Justmoney.co.za says: Most bank accounts pay little or no credit interest on your cash, so consider a current account that will earn interest on positive balance. Alternatively check-out a rebate banking account that will re-pay some or all of your monthly bank charges if you maintain a minimum monthly balance. Depending on how you use your bank account, the money you would save on bank charges could be more than you'd earn in interest - but the minimum balance is usually quite high at around R10,000.


Potential returns:

• The Sanlam Liquid Account pays interest of around 12.29%, which returns R102.42 a month on a R10,000 balance - but you need a minimum balance of R500 and there's a R25 monthly fee.
• The Capitec Global Bank Account pays 10% on all balances up to R10,000, so you would earn an extra R41.67 on a R5,000 balance - the monthly fee is only R3.75 and it has probably the cheapest fees around.
• Both Standard Bank and Absa offer rebate banking options, so use the www.justmoney.co.za bank charges calculator to work out if they are the most cost-effective options for you.

Save, Save, Save

Justmoney.co.za says: There are some great savings deals around at the moment, whether you want to lock your money away for a fixed period of six or 12 months, for example, or if you are looking for an account that pays a good return on your money, but gives you easy access to your cash.

Potential returns:
• Nedbank Park-It pays 11% interest on the minimum balance of R10,000 - up to a maximum of 11.55% on bigger deposits - so your R10,000 will grow by R1,100 over 12 months. You can access your cash at any time after 14 days, so long as you maintain the minimum balance
• The FNB Restart account gives you 11.25% on all balances over R10,000 if you leave your money untouched for 13 months, which equals growth of R1,125 on R10,000, which is the minimum balance required
• The Absa Linked Rate is linked to Prime, so you currently get 12.40% for a 12 month fixed deposit, earning you R620 a year on R5,000. The minimum balance is R1,000 and you must leave your money for 12 or six months, with the shorter term paying a lower interest rate.
• With Nedbank JustSave you can earn R412.50 a year in interest at 8.25% on a R5,000 balance. You only need a minimum balance of R50 to open the account, although a lower rate is paid for balances under R1,000, rising to 10.40% for balances over R100,000
• The Absa Money Builder pays R420 annually on a balance of R5,000 at a rate of 8.40%. You can open an account with R20, earning 7.9% on balances under R1,000, and the rate increases the more you save, topping out at 10.40% for balances over R25,000.

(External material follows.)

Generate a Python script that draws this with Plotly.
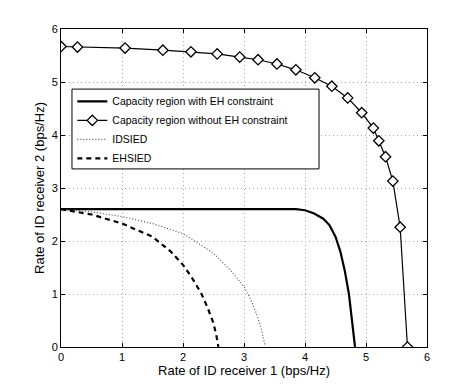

Find a Credit Card that Pays You

Justmoney.co.za says: Some credit cards actually pay you credit interest if you keep a positive balance, which could be good for the canny saver because paying with your credit card can be cheaper than racking up bank charges - except if you draw cash on your card. But remember if you spend all your positive balance you will have to pay debit interest of around 24% or higher, so that's R1,200 a year on a R5,000 balance.

Potential returns:
• The Virgin Money credit card pays 9.5% credit interest on all positive balances, so you could earn R475 a year if you have an average in-credit balance of R5,000 - and there are no fees for having the card or on most transactions
• The Blue Bean Premium credit card pays a credit interest rate of 8.5% - which means R850 a year on a R10,000 balance - but you need to earn at least R20,000 a month and there is a card fee of R168 per year.
• Most Nedbank Credit Cards pay 8% on positive balances, so you could earn R400 per year on a R5,000 in-credit balance.

Put It In Your Mortgage

Justmoney.co.za says: Paying even a small amount into your mortgage is a great investment, saving you money and potentially reducing the length of your bond. And, when hopefully property prices rise again, you'll get a better return than the average savings and investment account.

Potential returns:

Paying off R10,000 of a 20 year R1 million mortgage at a rate of 14.5% over 20 years will save you R128 a month, a total of R30,720 over 20 years, bringing your month payments down to R12,672.

But if you kept on paying the higher, pre-reduction repayment figure of R12,800 a month, you could shave even more money off the total amount you pay, as well as reducing the length of your mortgage, depending on future changes in interest rate.